Quiconque fréquente un tant soit peu Leipzig reconnaît aisément son Völkerschlachtdenkmal sur la pochette du présent CD. Érigé en 1913 par l’architecte Clemens Thieme (1861-1945), ce monument situé à trente-cinq minutes de marche du centre-ville, au sud-est, et les impressionnants colosses de son temple laïc célèbrent le centenaire de la victoire d’octobre 1813 sur les troupes françaises – faut-il rappeler que Napoléon, l’assoiffé de victoire, fut parfois vaincu ? En 1959, le Gewandhausorchester commande à Hanns Eisler la Leipziger Sinfonie, mais au 6 septembre 1962, lorsque le compositeur est terrassé par une crise cardiaque, la partition demeure inachevée. Il faut attendre 1998 et le centenaire de la naissance de l’artiste pour que sa veuve accorde au compositeur et musicologue Tilo Medek (1940-2006) le droit de la compléter.

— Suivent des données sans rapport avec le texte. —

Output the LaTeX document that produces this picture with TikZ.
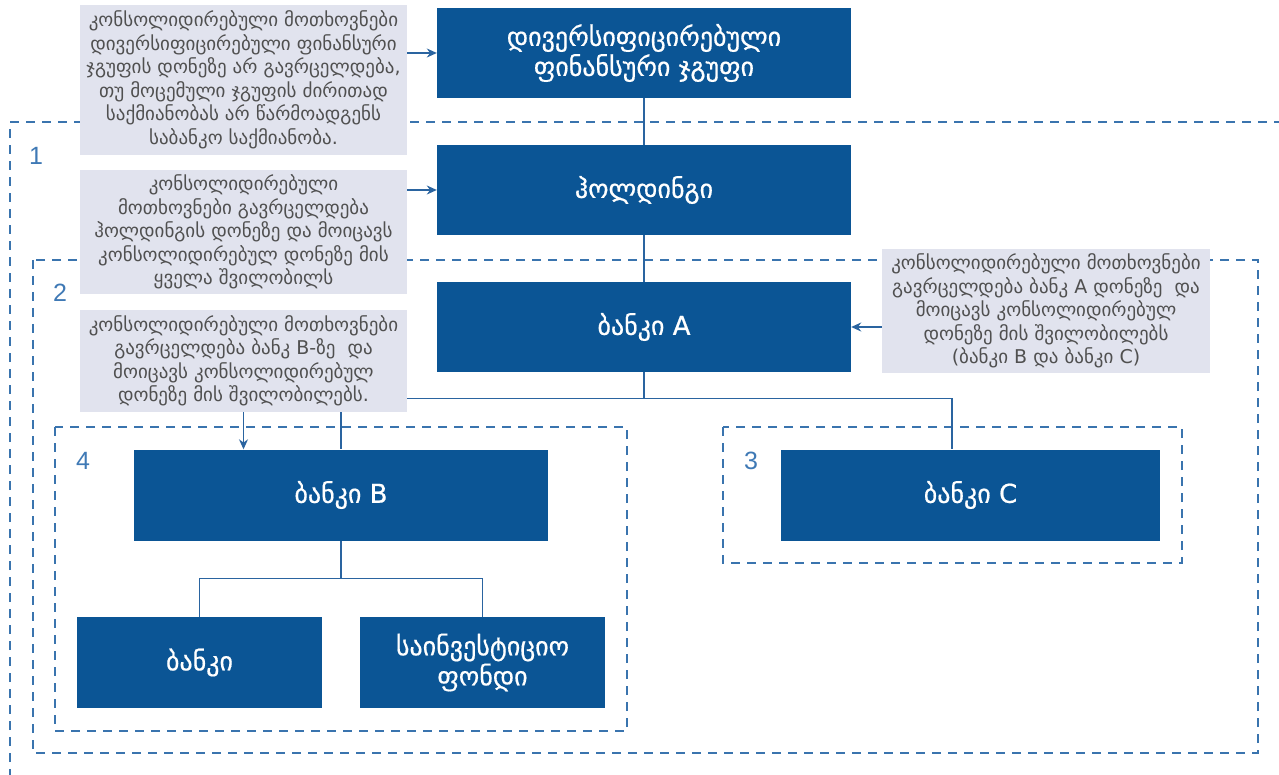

Percluse d’emprunts à des musiques initialement produites pour le cinéma – Deadline at dawn (1946) d’Harold Clurman (1901-1980), Les sorcières de Salem (1957) de Raymond Rouleau (1904-1981) –, la Leipziger Sinfonie trouve pleinement sa place en ouverture de ce programme discographique. Elle bénéficie d’une lecture infiniment soignée dont on admire la puissance expressive. Écrite en 1957 sur un poème de Vladimir Maïakovski (1893-1930), la ferme Linker Marsch fait l’essentiel du quatrième mouvement (Marsch ohne Worte).